Regrets. I’ve had a few.

As a person who firmly believes that it’s better to regret doing something than not doing something, I don’t have many regrets in life. The few I do have consistently come from me kicking myself in the ass for not doing something that may have intimidated me or taken me out of my comfort zone. Think moving to another state (or country!) or going to a concert or an event solo. I’ve definitely missed out on some life experiences over the years, but, overall am content with how things have transpired in my life.

How about you?

After my recent relationship blazed a trail similar to that of a shooting star, a dear friend advised that I not share my relationships on social media.
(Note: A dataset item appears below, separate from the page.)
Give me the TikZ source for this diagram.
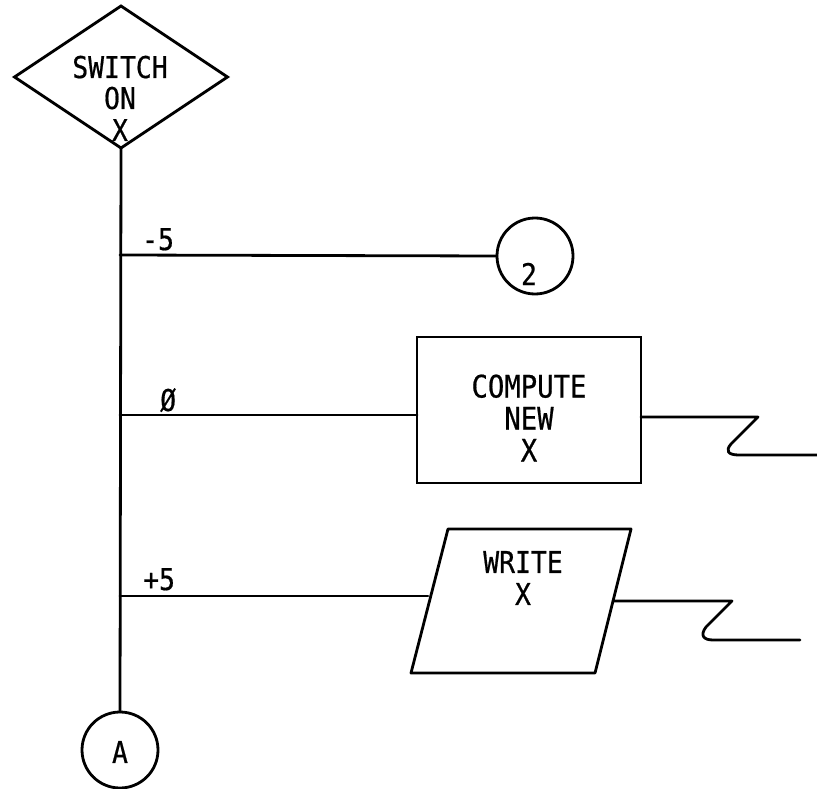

I think he was concerned about how I might be perceived in the aftermath of relationship which, after an incredibly stimulating start, imploded with a head shaking and disappointed sigh.

I’ve seriously considered his words, but ultimately reject his recommendation. I mean, I’ve dated 4 men in 10+ years. It isn’t as if I’m a pinball bouncing from man to man. And, if I were, wouldn’t it be my prerogative as a single adult anyway?

My heart has been broken a handful of times in this one precious life I have been given and I don’t regret a single one of those occasions. In each of the situations, before there was heartbreak, there was laughter, new experiences, conversations and kisses – all shared with someone I found interesting and exciting. I wouldn’t have wanted to miss any of that, even with the ache that punctuated the ending of each of those relationships.

From the very first heartbreak to the most recent, I’ve learned important lessons. I know how I respond physically, mentally and emotionally, and the consistency in my reaction has grown to become a comfort of its own. I will lose some weight and some sleep. There will be a vacillation between wanting to be alone and needing to be surrounded by friends. Running, yoga and long walks will be necessary and will result in simultaneously exhausting and restoring me.

And life will go on.

I refuse to regret emotions I was inspired to feel. I know I can only speak for myself, but those emotions were genuine and real. How could I regret that? 

Perhaps I do share too much of myself and my life…I honestly don’t know. What I do know, though, is this: I’m committed to living a life that is full in every way you can imagine. Single or not. No regrets.